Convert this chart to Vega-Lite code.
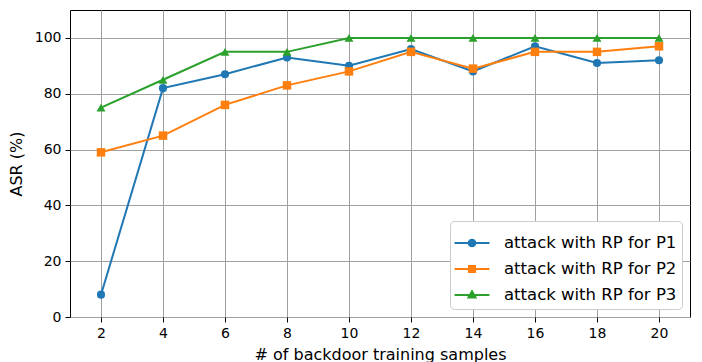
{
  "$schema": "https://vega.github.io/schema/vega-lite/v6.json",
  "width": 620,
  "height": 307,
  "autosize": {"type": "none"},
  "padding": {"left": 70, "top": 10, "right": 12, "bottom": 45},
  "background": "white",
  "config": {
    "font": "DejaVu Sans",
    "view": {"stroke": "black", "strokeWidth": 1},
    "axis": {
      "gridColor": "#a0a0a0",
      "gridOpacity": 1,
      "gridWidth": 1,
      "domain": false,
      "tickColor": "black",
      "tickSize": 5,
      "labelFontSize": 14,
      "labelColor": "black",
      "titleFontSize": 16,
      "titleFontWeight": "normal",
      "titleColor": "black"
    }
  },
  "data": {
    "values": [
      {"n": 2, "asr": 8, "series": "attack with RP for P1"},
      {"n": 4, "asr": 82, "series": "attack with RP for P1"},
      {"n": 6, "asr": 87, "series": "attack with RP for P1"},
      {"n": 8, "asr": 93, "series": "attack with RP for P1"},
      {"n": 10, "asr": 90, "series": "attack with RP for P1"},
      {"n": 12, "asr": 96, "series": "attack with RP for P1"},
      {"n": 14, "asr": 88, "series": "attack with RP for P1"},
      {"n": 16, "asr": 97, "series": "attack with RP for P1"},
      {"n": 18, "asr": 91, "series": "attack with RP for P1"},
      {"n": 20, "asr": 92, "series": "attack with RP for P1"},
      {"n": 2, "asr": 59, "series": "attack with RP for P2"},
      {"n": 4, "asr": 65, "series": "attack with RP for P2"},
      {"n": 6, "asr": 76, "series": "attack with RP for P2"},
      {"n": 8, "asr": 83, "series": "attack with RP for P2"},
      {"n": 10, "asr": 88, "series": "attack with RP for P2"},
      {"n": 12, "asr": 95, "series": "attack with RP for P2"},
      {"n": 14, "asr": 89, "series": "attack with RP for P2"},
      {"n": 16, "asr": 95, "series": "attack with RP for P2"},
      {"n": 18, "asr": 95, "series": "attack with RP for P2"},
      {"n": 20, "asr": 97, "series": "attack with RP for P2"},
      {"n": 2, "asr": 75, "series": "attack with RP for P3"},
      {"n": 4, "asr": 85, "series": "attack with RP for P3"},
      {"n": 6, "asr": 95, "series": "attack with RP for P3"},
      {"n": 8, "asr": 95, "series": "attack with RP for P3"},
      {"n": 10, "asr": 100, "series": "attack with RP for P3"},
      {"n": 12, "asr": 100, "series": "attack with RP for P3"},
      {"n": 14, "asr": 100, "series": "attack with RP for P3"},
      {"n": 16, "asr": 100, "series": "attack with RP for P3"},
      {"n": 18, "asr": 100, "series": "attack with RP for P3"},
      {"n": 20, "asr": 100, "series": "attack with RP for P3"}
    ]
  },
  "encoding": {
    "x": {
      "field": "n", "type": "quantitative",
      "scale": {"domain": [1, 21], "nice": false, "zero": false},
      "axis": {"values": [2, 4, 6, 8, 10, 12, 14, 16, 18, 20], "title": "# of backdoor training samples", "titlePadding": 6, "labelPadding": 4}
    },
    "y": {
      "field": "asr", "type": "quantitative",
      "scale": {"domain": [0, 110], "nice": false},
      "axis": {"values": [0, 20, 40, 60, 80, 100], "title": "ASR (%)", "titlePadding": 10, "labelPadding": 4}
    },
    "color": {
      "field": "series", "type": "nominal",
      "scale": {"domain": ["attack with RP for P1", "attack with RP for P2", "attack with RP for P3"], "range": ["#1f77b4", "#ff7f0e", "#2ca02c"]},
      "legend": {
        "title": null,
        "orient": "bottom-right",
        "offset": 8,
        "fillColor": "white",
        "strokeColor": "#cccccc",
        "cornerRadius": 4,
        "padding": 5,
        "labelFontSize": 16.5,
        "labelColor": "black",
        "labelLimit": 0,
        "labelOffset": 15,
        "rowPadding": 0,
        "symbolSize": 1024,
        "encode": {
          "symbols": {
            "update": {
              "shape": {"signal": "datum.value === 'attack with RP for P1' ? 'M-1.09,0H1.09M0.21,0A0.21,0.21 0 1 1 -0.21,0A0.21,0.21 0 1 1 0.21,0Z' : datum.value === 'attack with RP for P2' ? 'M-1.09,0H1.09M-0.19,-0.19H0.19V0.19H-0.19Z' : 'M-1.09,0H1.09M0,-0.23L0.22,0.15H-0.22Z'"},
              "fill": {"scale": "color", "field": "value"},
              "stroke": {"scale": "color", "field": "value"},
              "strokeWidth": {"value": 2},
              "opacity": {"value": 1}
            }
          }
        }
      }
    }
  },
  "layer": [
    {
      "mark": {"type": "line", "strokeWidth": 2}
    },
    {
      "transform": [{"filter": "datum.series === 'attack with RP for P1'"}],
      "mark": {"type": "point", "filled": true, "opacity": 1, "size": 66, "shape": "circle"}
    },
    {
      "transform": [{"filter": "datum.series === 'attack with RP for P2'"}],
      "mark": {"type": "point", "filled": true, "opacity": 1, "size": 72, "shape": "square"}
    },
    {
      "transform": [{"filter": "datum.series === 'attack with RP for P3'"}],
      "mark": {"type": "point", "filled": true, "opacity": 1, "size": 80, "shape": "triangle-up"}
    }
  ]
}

What is asked
Print out the material word for word, omitting the pictures.

Output below
Convert this chart to Vega-Lite code.
{
  "$schema": "https://vega.github.io/schema/vega-lite/v6.json",
  "width": 620,
  "height": 307,
  "autosize": {"type": "none"},
  "padding": {"left": 70, "top": 10, "right": 12, "bottom": 45},
  "background": "white",
  "config": {
    "font": "DejaVu Sans",
    "view": {"stroke": "black", "strokeWidth": 1},
    "axis": {
      "gridColor": "#a0a0a0",
      "gridOpacity": 1,
      "gridWidth": 1,
      "domain": false,
      "tickColor": "black",
      "tickSize": 5,
      "labelFontSize": 14,
      "labelColor": "black",
      "titleFontSize": 16,
      "titleFontWeight": "normal",
      "titleColor": "black"
    }
  },
  "data": {
    "values": [
      {"n": 2, "asr": 8, "series": "attack with RP for P1"},
      {"n": 4, "asr": 82, "series": "attack with RP for P1"},
      {"n": 6, "asr": 87, "series": "attack with RP for P1"},
      {"n": 8, "asr": 93, "series": "attack with RP for P1"},
      {"n": 10, "asr": 90, "series": "attack with RP for P1"},
      {"n": 12, "asr": 96, "series": "attack with RP for P1"},
      {"n": 14, "asr": 88, "series": "attack with RP for P1"},
      {"n": 16, "asr": 97, "series": "attack with RP for P1"},
      {"n": 18, "asr": 91, "series": "attack with RP for P1"},
      {"n": 20, "asr": 92, "series": "attack with RP for P1"},
      {"n": 2, "asr": 59, "series": "attack with RP for P2"},
      {"n": 4, "asr": 65, "series": "attack with RP for P2"},
      {"n": 6, "asr": 76, "series": "attack with RP for P2"},
      {"n": 8, "asr": 83, "series": "attack with RP for P2"},
      {"n": 10, "asr": 88, "series": "attack with RP for P2"},
      {"n": 12, "asr": 95, "series": "attack with RP for P2"},
      {"n": 14, "asr": 89, "series": "attack with RP for P2"},
      {"n": 16, "asr": 95, "series": "attack with RP for P2"},
      {"n": 18, "asr": 95, "series": "attack with RP for P2"},
      {"n": 20, "asr": 97, "series": "attack with RP for P2"},
      {"n": 2, "asr": 75, "series": "attack with RP for P3"},
      {"n": 4, "asr": 85, "series": "attack with RP for P3"},
      {"n": 6, "asr": 95, "series": "attack with RP for P3"},
      {"n": 8, "asr": 95, "series": "attack with RP for P3"},
      {"n": 10, "asr": 100, "series": "attack with RP for P3"},
      {"n": 12, "asr": 100, "series": "attack with RP for P3"},
      {"n": 14, "asr": 100, "series": "attack with RP for P3"},
      {"n": 16, "asr": 100, "series": "attack with RP for P3"},
      {"n": 18, "asr": 100, "series": "attack with RP for P3"},
      {"n": 20, "asr": 100, "series": "attack with RP for P3"}
    ]
  },
  "encoding": {
    "x": {
      "field": "n", "type": "quantitative",
      "scale": {"domain": [1, 21], "nice": false, "zero": false},
      "axis": {"values": [2, 4, 6, 8, 10, 12, 14, 16, 18, 20], "title": "# of backdoor training samples", "titlePadding": 6, "labelPadding": 4}
    },
    "y": {
      "field": "asr", "type": "quantitative",
      "scale": {"domain": [0, 110], "nice": false},
      "axis": {"values": [0, 20, 40, 60, 80, 100], "title": "ASR (%)", "titlePadding": 10, "labelPadding": 4}
    },
    "color": {
      "field": "series", "type": "nominal",
      "scale": {"domain": ["attack with RP for P1", "attack with RP for P2", "attack with RP for P3"], "range": ["#1f77b4", "#ff7f0e", "#2ca02c"]},
      "legend": {
        "title": null,
        "orient": "bottom-right",
        "offset": 8,
        "fillColor": "white",
        "strokeColor": "#cccccc",
        "cornerRadius": 4,
        "padding": 5,
        "labelFontSize": 16.5,
        "labelColor": "black",
        "labelLimit": 0,
        "labelOffset": 15,
        "rowPadding": 0,
        "symbolSize": 1024,
        "encode": {
          "symbols": {
            "update": {
              "shape": {"signal": "datum.value === 'attack with RP for P1' ? 'M-1.09,0H1.09M0.21,0A0.21,0.21 0 1 1 -0.21,0A0.21,0.21 0 1 1 0.21,0Z' : datum.value === 'attack with RP for P2' ? 'M-1.09,0H1.09M-0.19,-0.19H0.19V0.19H-0.19Z' : 'M-1.09,0H1.09M0,-0.23L0.22,0.15H-0.22Z'"},
              "fill": {"scale": "color", "field": "value"},
              "stroke": {"scale": "color", "field": "value"},
              "strokeWidth": {"value": 2},
              "opacity": {"value": 1}
            }
          }
        }
      }
    }
  },
  "layer": [
    {
      "mark": {"type": "line", "strokeWidth": 2}
    },
    {
      "transform": [{"filter": "datum.series === 'attack with RP for P1'"}],
      "mark": {"type": "point", "filled": true, "opacity": 1, "size": 66, "shape": "circle"}
    },
    {
      "transform": [{"filter": "datum.series === 'attack with RP for P2'"}],
      "mark": {"type": "point", "filled": true, "opacity": 1, "size": 72, "shape": "square"}
    },
    {
      "transform": [{"filter": "datum.series === 'attack with RP for P3'"}],
      "mark": {"type": "point", "filled": true, "opacity": 1, "size": 80, "shape": "triangle-up"}
    }
  ]
}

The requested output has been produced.